Repeat everything from the first line of the listing below through the line that contains "(b1) -- (b2) -- (b3);", exactly. Leave out pictures.

### Dataset content
------------------------------
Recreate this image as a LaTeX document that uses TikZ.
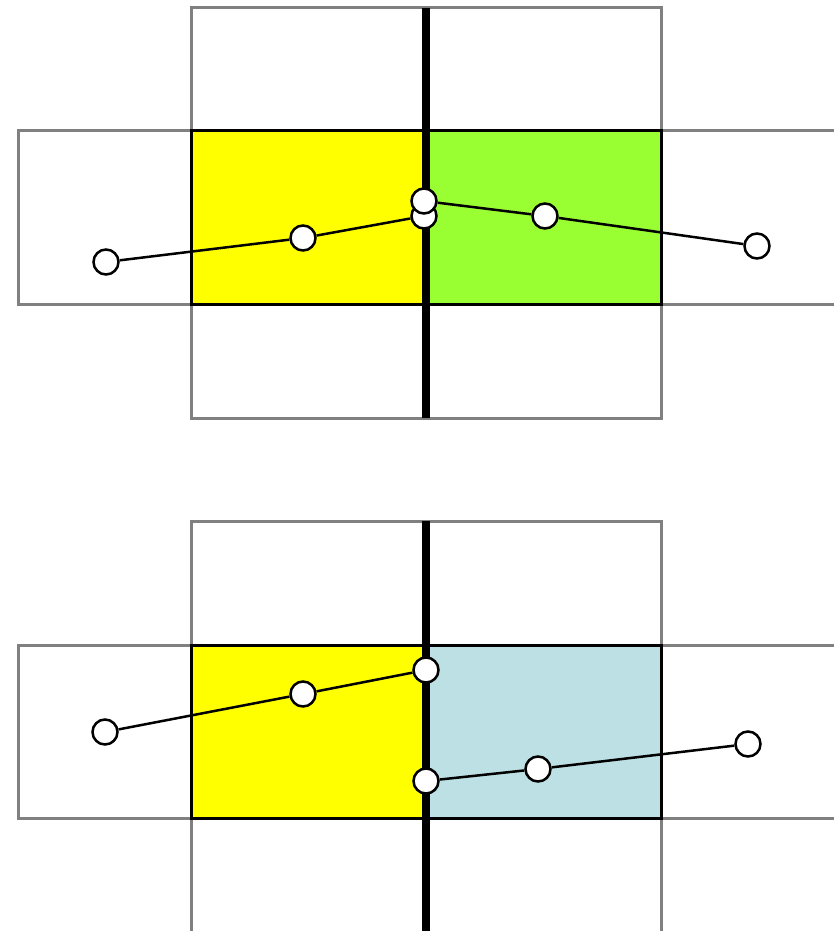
\documentclass[tikz,border=0pt]{standalone}
\definecolor{cellyellow}{RGB}{255,255,0}
\definecolor{cellgreen}{RGB}{153,255,51}
\definecolor{cellblue}{RGB}{188,224,227}
\definecolor{cellgray}{RGB}{128,128,128}
\tikzset{
  gridline/.style={draw=cellgray, line width=3pt},
  cellbox/.style={draw=black, line width=3pt},
  wall/.style={line width=8pt, black},
  link/.style={line width=2.5pt, black},
  dot/.style={circle, draw=black, fill=white, line width=2.5pt, minimum size=25pt, inner sep=0pt}
}
\begin{document}
\begin{tikzpicture}[x=1pt, y=-1pt]
\useasboundingbox (0,0) rectangle (834,931);
\clip (0,0) rectangle (834,931);

% ---------- upper panel ----------
\draw[gridline] (191,8) rectangle (661,131);
\draw[gridline] (191,304) rectangle (661,418);
\draw[gridline] (18,131) rectangle (860,304);
\draw[cellbox, fill=cellyellow] (191,131) rectangle (426,304);
\draw[cellbox, fill=cellgreen] (426,131) rectangle (661,304);
\draw[wall] (426,8) -- (426,418);

\node[dot] (a1) at (106,262) {};
\node[dot] (a2) at (303,238) {};
\node[dot] (a3) at (424,216) {};
\draw[link] (a1) -- (a2) -- (a3);
\node[dot] (b1) at (424,201) {};
\node[dot] (b2) at (545,216) {};
\node[dot] (b3) at (757,246) {};
\draw[link] (b1) -- (b2) -- (b3);

% ---------- lower panel ----------
\draw[gridline] (191,521) rectangle (661,645);
\draw[gridline] (191,818) rectangle (661,950);
\draw[gridline] (18,645) rectangle (860,818);
\draw[cellbox, fill=cellyellow] (191,645) rectangle (426,818);
\draw[cellbox, fill=cellblue] (426,645) rectangle (661,818);
\draw[wall] (426,521) -- (426,950);

\node[dot] (c1) at (105,732) {};
\node[dot] (c2) at (303,694) {};
\node[dot] (c3) at (426,670) {};
\draw[link] (c1) -- (c2) -- (c3);
\node[dot] (d1) at (426,781) {};
\node[dot] (d2) at (538,769) {};
\node[dot] (d3) at (748,744) {};
\draw[link] (d1) -- (d2) -- (d3);
\end{tikzpicture}
\end{document}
------------------------------
### Exercise solution
Recreate this image as a LaTeX document that uses TikZ.
\documentclass[tikz,border=0pt]{standalone}
\definecolor{cellyellow}{RGB}{255,255,0}
\definecolor{cellgreen}{RGB}{153,255,51}
\definecolor{cellblue}{RGB}{188,224,227}
\definecolor{cellgray}{RGB}{128,128,128}
\tikzset{
  gridline/.style={draw=cellgray, line width=3pt},
  cellbox/.style={draw=black, line width=3pt},
  wall/.style={line width=8pt, black},
  link/.style={line width=2.5pt, black},
  dot/.style={circle, draw=black, fill=white, line width=2.5pt, minimum size=25pt, inner sep=0pt}
}
\begin{document}
\begin{tikzpicture}[x=1pt, y=-1pt]
\useasboundingbox (0,0) rectangle (834,931);
\clip (0,0) rectangle (834,931);

% ---------- upper panel ----------
\draw[gridline] (191,8) rectangle (661,131);
\draw[gridline] (191,304) rectangle (661,418);
\draw[gridline] (18,131) rectangle (860,304);
\draw[cellbox, fill=cellyellow] (191,131) rectangle (426,304);
\draw[cellbox, fill=cellgreen] (426,131) rectangle (661,304);
\draw[wall] (426,8) -- (426,418);

\node[dot] (a1) at (106,262) {};
\node[dot] (a2) at (303,238) {};
\node[dot] (a3) at (424,216) {};
\draw[link] (a1) -- (a2) -- (a3);
\node[dot] (b1) at (424,201) {};
\node[dot] (b2) at (545,216) {};
\node[dot] (b3) at (757,246) {};
\draw[link] (b1) -- (b2) -- (b3);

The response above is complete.